#### Raw data

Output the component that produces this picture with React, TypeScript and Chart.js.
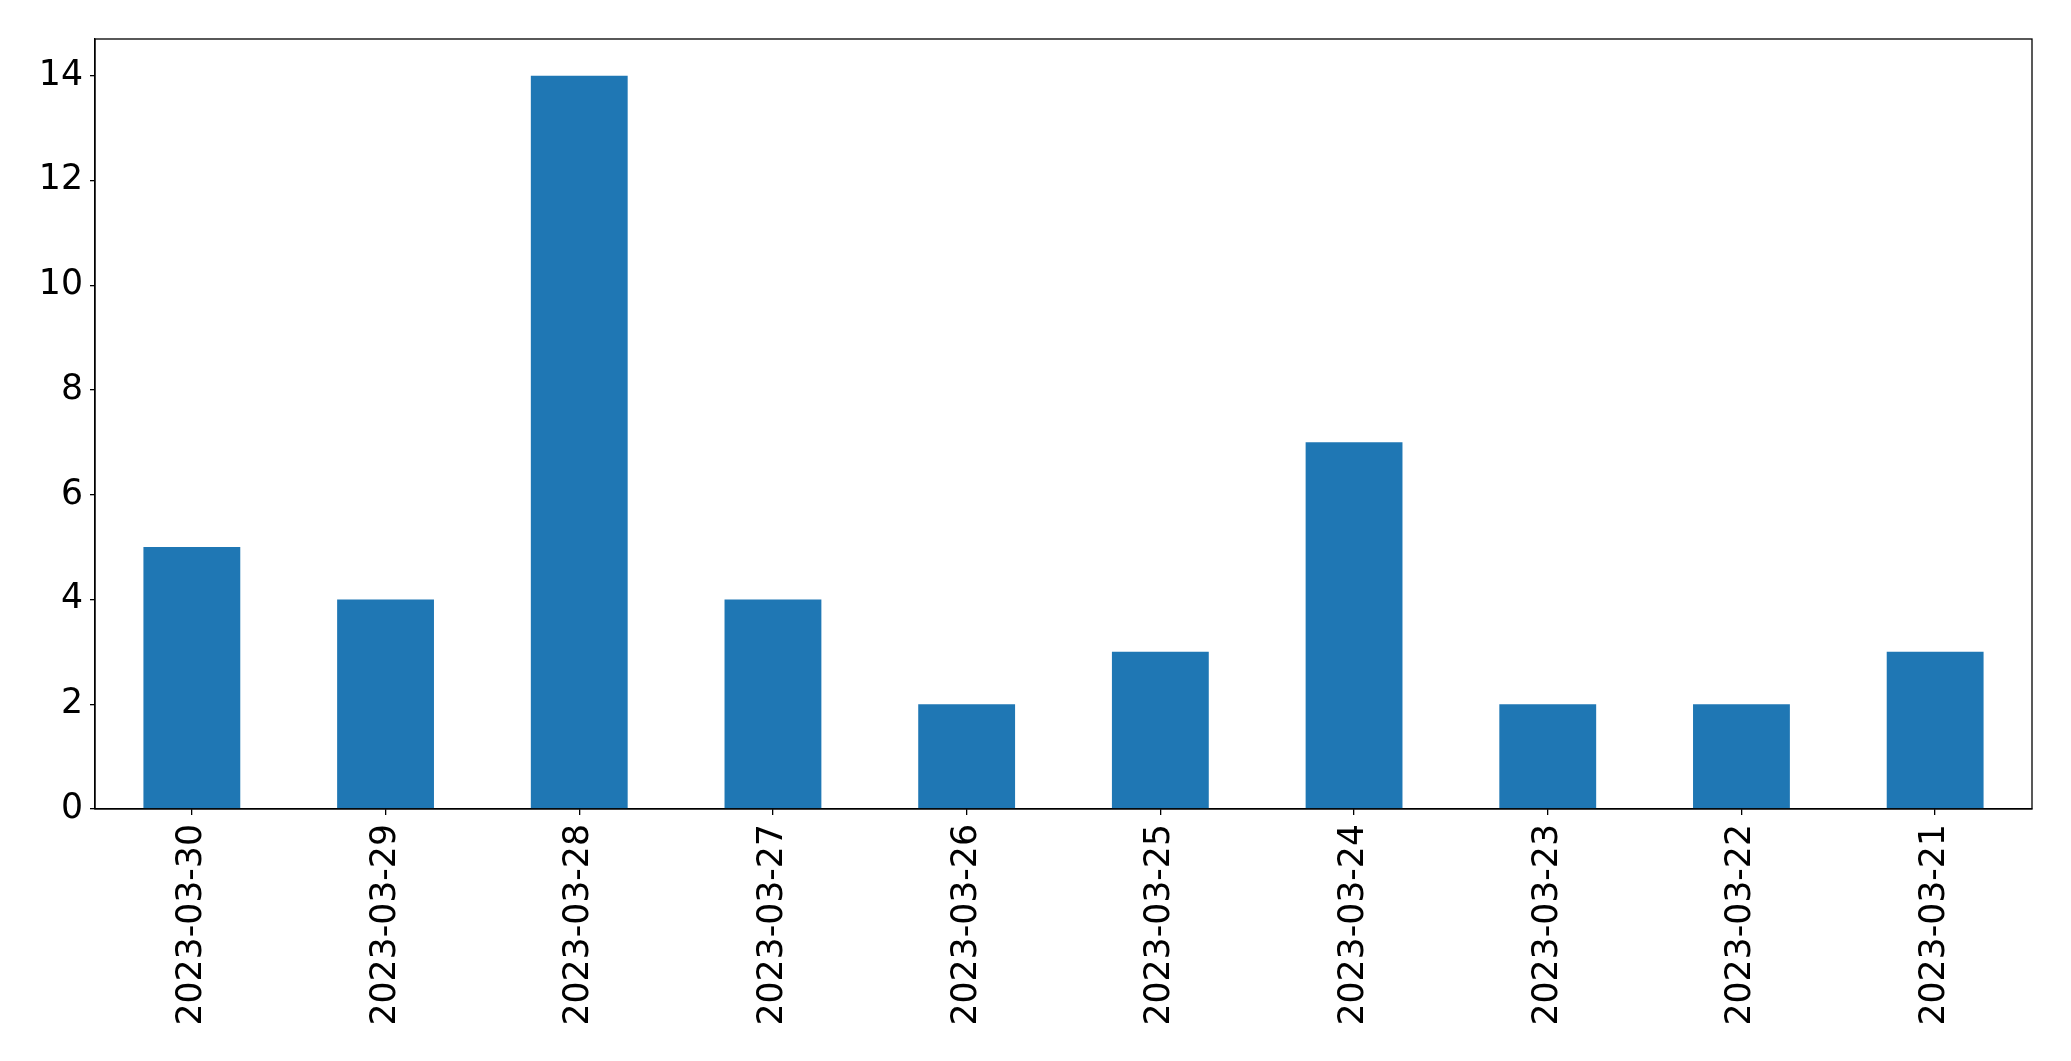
import React, { useEffect, useRef } from "react";
import { Chart, registerables } from "chart.js";

Chart.register(...registerables);

const categories = [
  "2023-03-30",
  "2023-03-29",
  "2023-03-28",
  "2023-03-27",
  "2023-03-26",
  "2023-03-25",
  "2023-03-24",
  "2023-03-23",
  "2023-03-22",
  "2023-03-21",
];
const counts = [5, 4, 14, 4, 2, 3, 7, 2, 2, 3];
const yTicks = [0, 2, 4, 6, 8, 10, 12, 14];
const yMax = 14.7;

const W = 2071;
const H = 1061;

const framePlugin = {
  id: "frame",
  afterDraw(chart: any) {
    const { ctx, chartArea } = chart;
    ctx.save();
    ctx.strokeStyle = "#000";
    ctx.lineWidth = 1.3;
    ctx.strokeRect(chartArea.left, chartArea.top, chartArea.right - chartArea.left, chartArea.bottom - chartArea.top);
    ctx.restore();
  },
};

export default function App() {
  const ref = useRef<HTMLCanvasElement | null>(null);
  useEffect(() => {
    if (!ref.current) return;
    const font = { family: "'DejaVu Sans', sans-serif", size: 34.7 };
    const chart = new Chart(ref.current, {
      type: "bar",
      data: {
        labels: categories,
        datasets: [
          {
            data: counts,
            backgroundColor: "#1f77b4",
            borderWidth: 0,
            barPercentage: 0.5,
            categoryPercentage: 1.0,
          },
        ],
      },
      options: {
        responsive: false,
        animation: false,
        devicePixelRatio: 1,
        layout: { padding: { top: 39, right: 39, left: 0, bottom: 0 } },
        plugins: { legend: { display: false }, tooltip: { enabled: false } },
        scales: {
          x: {
            offset: true,
            grid: {
              offset: false,
              drawOnChartArea: false,
              drawTicks: true,
              tickLength: 6,
              color: "#000",
              lineWidth: 1.3,
            },
            border: { display: true, color: "#000", width: 1.3 },
            ticks: {
              color: "#000",
              font,
              minRotation: 90,
              maxRotation: 90,
              autoSkip: false,
              padding: 9,
            },
            afterFit(scale: any) {
              scale.height = 252;
            },
          },
          y: {
            min: 0,
            max: yMax,
            grid: {
              drawOnChartArea: false,
              drawTicks: true,
              tickLength: 5,
              color: "#000",
              lineWidth: 1.3,
            },
            border: { display: true, color: "#000", width: 1.3 },
            ticks: {
              color: "#000",
              font,
              padding: 7,
            },
            afterBuildTicks(scale: any) {
              scale.ticks = yTicks.map((v) => ({ value: v }));
            },
            afterFit(scale: any) {
              scale.width = 95;
            },
          },
        },
      },
      plugins: [framePlugin],
    });
    return () => chart.destroy();
  }, []);
  return (
    <div style={{ position: "fixed", left: 0, top: 0, width: W, height: H, background: "#fff" }}>
      <canvas ref={ref} width={W} height={H} style={{ display: "block" }} />
    </div>
  );
}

########

Exercise prompt -
Go through the listing above and write it all out exactly, leaving out any picture.

Reply -
Output the component that produces this picture with React, TypeScript and Chart.js.
import React, { useEffect, useRef } from "react";
import { Chart, registerables } from "chart.js";

Chart.register(...registerables);

const categories = [
  "2023-03-30",
  "2023-03-29",
  "2023-03-28",
  "2023-03-27",
  "2023-03-26",
  "2023-03-25",
  "2023-03-24",
  "2023-03-23",
  "2023-03-22",
  "2023-03-21",
];
const counts = [5, 4, 14, 4, 2, 3, 7, 2, 2, 3];
const yTicks = [0, 2, 4, 6, 8, 10, 12, 14];
const yMax = 14.7;

const W = 2071;
const H = 1061;

const framePlugin = {
  id: "frame",
  afterDraw(chart: any) {
    const { ctx, chartArea } = chart;
    ctx.save();
    ctx.strokeStyle = "#000";
    ctx.lineWidth = 1.3;
    ctx.strokeRect(chartArea.left, chartArea.top, chartArea.right - chartArea.left, chartArea.bottom - chartArea.top);
    ctx.restore();
  },
};

export default function App() {
  const ref = useRef<HTMLCanvasElement | null>(null);
  useEffect(() => {
    if (!ref.current) return;
    const font = { family: "'DejaVu Sans', sans-serif", size: 34.7 };
    const chart = new Chart(ref.current, {
      type: "bar",
      data: {
        labels: categories,
        datasets: [
          {
            data: counts,
            backgroundColor: "#1f77b4",
            borderWidth: 0,
            barPercentage: 0.5,
            categoryPercentage: 1.0,
          },
        ],
      },
      options: {
        responsive: false,
        animation: false,
        devicePixelRatio: 1,
        layout: { padding: { top: 39, right: 39, left: 0, bottom: 0 } },
        plugins: { legend: { display: false }, tooltip: { enabled: false } },
        scales: {
          x: {
            offset: true,
            grid: {
              offset: false,
              drawOnChartArea: false,
              drawTicks: true,
              tickLength: 6,
              color: "#000",
              lineWidth: 1.3,
            },
            border: { display: true, color: "#000", width: 1.3 },
            ticks: {
              color: "#000",
              font,
              minRotation: 90,
              maxRotation: 90,
              autoSkip: false,
              padding: 9,
            },
            afterFit(scale: any) {
              scale.height = 252;
            },
          },
          y: {
            min: 0,
            max: yMax,
            grid: {
              drawOnChartArea: false,
              drawTicks: true,
              tickLength: 5,
              color: "#000",
              lineWidth: 1.3,
            },
            border: { display: true, color: "#000", width: 1.3 },
            ticks: {
              color: "#000",
              font,
              padding: 7,
            },
            afterBuildTicks(scale: any) {
              scale.ticks = yTicks.map((v) => ({ value: v }));
            },
            afterFit(scale: any) {
              scale.width = 95;
            },
          },
        },
      },
      plugins: [framePlugin],
    });
    return () => chart.destroy();
  }, []);
  return (
    <div style={{ position: "fixed", left: 0, top: 0, width: W, height: H, background: "#fff" }}>
      <canvas ref={ref} width={W} height={H} style={{ display: "block" }} />
    </div>
  );
}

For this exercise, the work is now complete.